2. Why These Collisions Are Unusual
What makes these events stand out:
Unequal masses: The two black holes have very different masses (≈20/6 and 17/8 M☉) — rare in binary mergers.
Extreme spin & misalignment: The heavier black holes spin extremely fast and have axes tilted far off the orbital plane — contradictions to typical stellar-binary origin models.
Second-generation black holes: The evidence points to these being “second-generation” — black holes formed from previous mergers, then merged again — changing how we see black-hole populations.
These exotic features turn the collisions into more than astrophysical events — they become tests of gravity itself.
3. Testing Einstein’s General Relativity
Albert Einstein’s general relativity (GR) predicts how mass, energy and spin warp spacetime. Binary black holes provide one of the few places where theory meets pure extreme physics.
On GW241011, researchers detected “higher harmonics” in gravitational-wave signals (analogous to overtones in music) caused by deformation due to rapid spin. That directly confirms GR’s prediction of how rotating black holes behave.
The observed “ringdown” and waveforms matched the Kerr metric (spinning black-hole solution) with unprecedented accuracy.
These outcomes mark the most extreme successful tests of GR to date — confirming that even under wild conditions, Einstein’s equations hold.
4. New Frontiers: From Exotic Spins to Particle Physics
Beyond verifying GR, these collisions hint at “new physics”:
Rapidly rotating black holes could lose energy to ultralight bosons — hypothetical particles beyond the Standard Model. If such bosons existed, they would extract spin energy, slowing the black holes down. The fact that these heavy black holes remain spinning rapidly effectively rules out a broad range of possible boson masses.
The misalignments and unusual spins suggest novel formation channels — such as dense star-cluster dynamics, hierarchical mergers, or environments beyond standard stellar collapse models.
These findings therefore prepare the ground for linking astrophysics, gravitational-wave science and fundamental particle physics.
5. What’s Next for Black Hole Science & Gravity
Upcoming observation runs (LIGO-India, Cosmic Explorer, etc.) will improve sensitivity, enabling many more such extreme event detections.
Scientists expect more second-generation black-hole mergers, possibly even third-generation.
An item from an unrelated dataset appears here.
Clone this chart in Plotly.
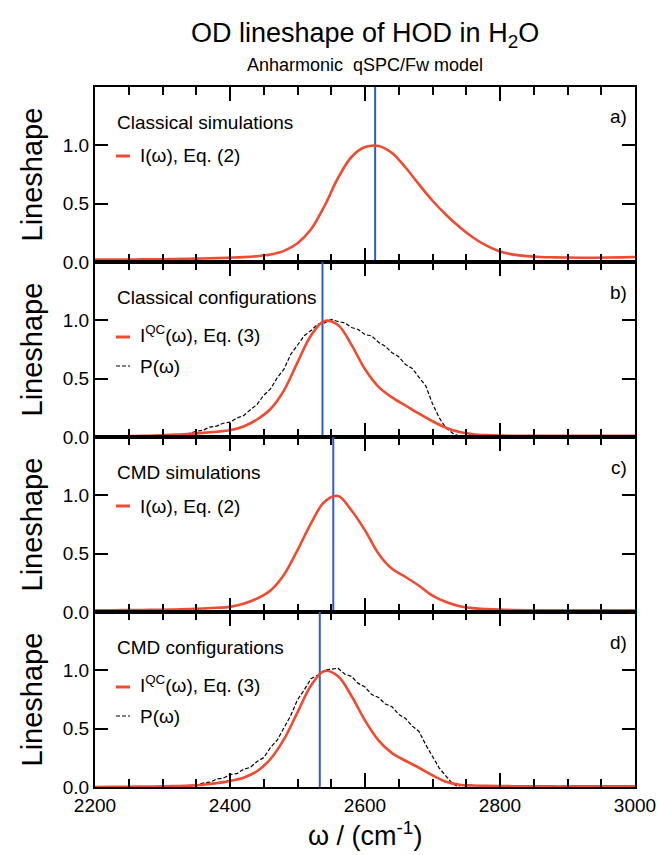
import plotly.graph_objects as go
from plotly.subplots import make_subplots

# ---------------- data ----------------
w_grid = [2200 + 20 * k for k in range(41)]  # 2200 ... 3000 cm-1

# panel a) classical simulations, I(w)
a_y = [0.020, 0.020, 0.021, 0.022, 0.023, 0.024, 0.026, 0.028, 0.030, 0.033, 0.037,
       0.042, 0.050, 0.064, 0.095, 0.160, 0.280, 0.480, 0.720, 0.900, 0.985, 0.995,
       0.935, 0.810, 0.665, 0.525, 0.405, 0.300, 0.210, 0.140, 0.090, 0.063, 0.050,
       0.043, 0.040, 0.038, 0.037, 0.037, 0.038, 0.040, 0.043]

# panel b) classical configurations, I^QC(w)
b_y = [0.005, 0.006, 0.007, 0.009, 0.011, 0.015, 0.020, 0.027, 0.035, 0.045, 0.058,
       0.090, 0.150, 0.240, 0.400, 0.640, 0.870, 0.995, 0.960, 0.790, 0.580, 0.430,
       0.340, 0.270, 0.200, 0.135, 0.080, 0.042, 0.024, 0.016, 0.012, 0.011, 0.010,
       0.010, 0.010, 0.010, 0.010, 0.010, 0.010, 0.010, 0.010]

# panel c) CMD simulations, I(w)
c_y = [0.014, 0.015, 0.016, 0.017, 0.018, 0.019, 0.022, 0.025, 0.030, 0.036, 0.044,
       0.070, 0.115, 0.185, 0.320, 0.530, 0.760, 0.945, 0.995, 0.870, 0.700, 0.500,
       0.370, 0.300, 0.225, 0.140, 0.085, 0.050, 0.033, 0.025, 0.020, 0.017, 0.015,
       0.015, 0.015, 0.015, 0.015, 0.015, 0.015, 0.015, 0.015]

# panel d) CMD configurations, I^QC(w)
d_y = [0.000, 0.001, 0.002, 0.003, 0.004, 0.005, 0.008, 0.012, 0.020, 0.033, 0.052,
       0.080, 0.135, 0.240, 0.410, 0.640, 0.870, 0.995, 0.950, 0.780, 0.570, 0.400,
       0.290, 0.225, 0.165, 0.100, 0.045, 0.020, 0.013, 0.010, 0.008, 0.007, 0.006,
       0.006, 0.005, 0.005, 0.005, 0.005, 0.005, 0.005, 0.005]

# panel b) P(w)
pb_x = [2300, 2310, 2320, 2330, 2340, 2350, 2360, 2370, 2380, 2390, 2400, 2410, 2420, 2430,
        2440, 2450, 2460, 2470, 2480, 2490, 2500, 2510, 2520, 2530, 2540, 2550, 2560, 2570,
        2580, 2590, 2600, 2610, 2620, 2630, 2640, 2650, 2660, 2670, 2680, 2690, 2700, 2710,
        2720, 2730, 2740, 2750]
pb_y = [0.004, 0.012, 0.014, 0.027, 0.031, 0.049, 0.058, 0.085, 0.093, 0.118, 0.127, 0.162,
        0.183, 0.232, 0.278, 0.358, 0.412, 0.508, 0.582, 0.708, 0.783, 0.868, 0.912, 0.968,
        0.978, 1.008, 0.990, 0.978, 0.938, 0.922, 0.878, 0.866, 0.812, 0.778, 0.722, 0.688,
        0.622, 0.588, 0.512, 0.438, 0.285, 0.165, 0.077, 0.032, 0.006, 0.000]

# panel d) P(w)
pd_x = [2330, 2340, 2350, 2360, 2370, 2380, 2390, 2400, 2410, 2420, 2430, 2440, 2450, 2460,
        2470, 2480, 2490, 2500, 2510, 2520, 2530, 2540, 2550, 2560, 2570, 2580, 2590, 2600,
        2610, 2620, 2630, 2640, 2650, 2660, 2670, 2680, 2690, 2700, 2710, 2720, 2730, 2740]
pd_y = [0.000, 0.009, 0.015, 0.034, 0.041, 0.068, 0.076, 0.106, 0.114, 0.152, 0.168, 0.218,
        0.252, 0.338, 0.402, 0.508, 0.612, 0.748, 0.832, 0.928, 0.958, 1.002, 1.008, 1.018,
        0.968, 0.948, 0.888, 0.858, 0.792, 0.768, 0.712, 0.688, 0.622, 0.588, 0.522, 0.476,
        0.362, 0.268, 0.162, 0.094, 0.026, 0.000]

# blue reference lines (peak positions)
peak_pos = [2615, 2537, 2553, 2533]

panel_titles = ["Classical simulations", "Classical configurations",
                "CMD simulations", "CMD configurations"]
panel_letters = ["a)", "b)", "c)", "d)"]
red_names = ["I(ω), Eq. (2)", "I<sup>QC</sup>(ω), Eq. (3)",
             "I(ω), Eq. (2)", "I<sup>QC</sup>(ω), Eq. (3)"]
x_ticks = [2200, 2400, 2600, 2800, 3000]
y_ticks = [0.0, 0.5, 1.0]
y_ticktext = ["0.0", "0.5", "1.0"]

RED = "#f04b30"
BLUE = "#2f5fc4"
FONT = "Liberation Sans, Arial, Helvetica, sans-serif"

fig = make_subplots(rows=4, cols=1, shared_xaxes=True, vertical_spacing=0)

red_curves = [a_y, b_y, c_y, d_y]
p_curves = {2: (pb_x, pb_y), 4: (pd_x, pd_y)}

for i in range(4):
    row = i + 1
    fig.add_trace(go.Scatter(x=[peak_pos[i], peak_pos[i]], y=[0, 1.5], mode="lines",
                             line=dict(color=BLUE, width=2), showlegend=False,
                             hoverinfo="skip"), row=row, col=1)
    if row in p_curves:
        px_, py_ = p_curves[row]
        fig.add_trace(go.Scatter(x=px_, y=py_, mode="lines", name="P(ω)",
                                 line=dict(color="black", width=1.2, dash="4px,2px"),
                                 showlegend=False), row=row, col=1)
    fig.add_trace(go.Scatter(x=w_grid, y=red_curves[i], mode="lines", name=red_names[i],
                             line=dict(color=RED, width=2.6, shape="spline", smoothing=1.0),
                             showlegend=False), row=row, col=1)

axis_common = dict(showline=True, linecolor="black", linewidth=2, mirror="ticks",
                   ticks="inside", tickcolor="black", tickwidth=2, showgrid=False,
                   zeroline=False, automargin=False,
                   tickfont=dict(family=FONT, size=19, color="black"))

for row in range(1, 5):
    fig.update_xaxes(range=[2200, 3000], tickvals=x_ticks, ticklen=14,
                     ticklabeloverflow="allow",
                     minor=dict(dtick=50, tick0=2200, ticklen=8, tickwidth=2,
                                ticks="inside", tickcolor="black", showgrid=False),
                     row=row, col=1, **axis_common)
    fig.update_yaxes(range=[0, 1.5], tickvals=y_ticks, ticktext=y_ticktext, ticklen=13,
                     row=row, col=1, **axis_common)

annotations = []
shapes = []
PLOT_TOP = 87
PLOT_H = 700
PLOT_L = 95
PLOT_W = 540


def py(pix):
    return (PLOT_TOP + PLOT_H - pix) / PLOT_H


def pxx(pix):
    return (pix - PLOT_L) / PLOT_W


for i in range(4):
    top = PLOT_TOP + 175 * i
    annotations.append(dict(text=panel_titles[i], x=pxx(115), y=py(top + 35), xref="paper",
                            yref="paper", xanchor="left", yanchor="middle", showarrow=False,
                            font=dict(family=FONT, size=19, color="black")))
    annotations.append(dict(text=panel_letters[i], x=pxx(629), y=py(top + 30), xref="paper",
                            yref="paper", xanchor="right", yanchor="middle", showarrow=False,
                            font=dict(family=FONT, size=19, color="black")))
    annotations.append(dict(text="Lineshape", x=0, y=py(top + 87.5), xref="paper",
                            yref="paper", xanchor="center", yanchor="middle", xshift=-64,
                            textangle=-90, showarrow=False,
                            font=dict(family=FONT, size=29, color="black")))
    if i in (0, 2):
        ey = top + 69
        shapes.append(dict(type="line", xref="paper", yref="paper", x0=pxx(116), x1=pxx(130),
                           y0=py(ey), y1=py(ey), line=dict(color=RED, width=3)))
        annotations.append(dict(text=red_names[i], x=pxx(138), y=py(ey), xref="paper",
                                yref="paper", xanchor="left", yanchor="middle",
                                showarrow=False,
                                font=dict(family=FONT, size=19, color="black")))
    else:
        ey = top + 75
        shapes.append(dict(type="line", xref="paper", yref="paper", x0=pxx(116), x1=pxx(130),
                           y0=py(ey), y1=py(ey), line=dict(color=RED, width=3)))
        annotations.append(dict(text=red_names[i], x=pxx(138), y=py(ey), xref="paper",
                                yref="paper", xanchor="left", yanchor="middle",
                                showarrow=False, yshift=3,
                                font=dict(family=FONT, size=19, color="black")))
        ey2 = top + 104
        shapes.append(dict(type="line", xref="paper", yref="paper", x0=pxx(116), x1=pxx(130),
                           y0=py(ey2), y1=py(ey2),
                           line=dict(color="black", width=1.2, dash="4px,2px")))
        annotations.append(dict(text="P(ω)", x=pxx(138), y=py(ey2), xref="paper",
                                yref="paper", xanchor="left", yanchor="middle",
                                showarrow=False,
                                font=dict(family=FONT, size=19, color="black")))

annotations.append(dict(text="OD lineshape of HOD in H<sub>2</sub>O", x=0.5, y=py(35),
                        xref="paper", yref="paper", xanchor="center", yanchor="middle",
                        showarrow=False, font=dict(family=FONT, size=27, color="black")))
annotations.append(dict(text="Anharmonic  qSPC/Fw model", x=0.5, y=py(65), xref="paper",
                        yref="paper", xanchor="center", yanchor="middle", showarrow=False,
                        font=dict(family=FONT, size=18, color="black")))
annotations.append(dict(text="ω / (cm<sup>-1</sup>)", x=0.5, y=py(834), xref="paper",
                        yref="paper", xanchor="center", yanchor="middle", showarrow=False,
                        font=dict(family=FONT, size=27, color="black")))

fig.update_layout(width=657, height=855, margin=dict(l=95, r=22, t=87, b=68),
                  plot_bgcolor="white", paper_bgcolor="white", showlegend=False,
                  annotations=annotations, shapes=shapes,
                  font=dict(family=FONT, color="black"))

# remove the browser's default 8px page margin (and any scrollbars) so the
# fixed-size figure fills the 657x855 window exactly
fig.write_html("out.html",
               config={"displayModeBar": False, "responsive": False},
               post_script="document.body.style.margin='0';"
                           "document.body.style.overflow='hidden';"
                           "document.documentElement.style.overflow='hidden';")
These will refine our understanding of stellar death, cluster dynamics and black-hole growth.
New tests for alternative theories of gravity (beyond GR) will gain leverage as more events with exotic parameters are detected.
The multidisciplinary approach — astrophysics + particle physics + gravitational-wave astronomy — will deepen our view of the universe.
Conclusion
These twin black-hole collisions are not just cosmic spectacles — they are precision probes of the architecture of the universe. They reaffirm the genius of Einstein’s general relativity even under unimaginable extremes, while simultaneously pointing to new physics waiting in the wings. As we listen to spacetime ripple, we’re also seeing what our theories can and cannot explain next.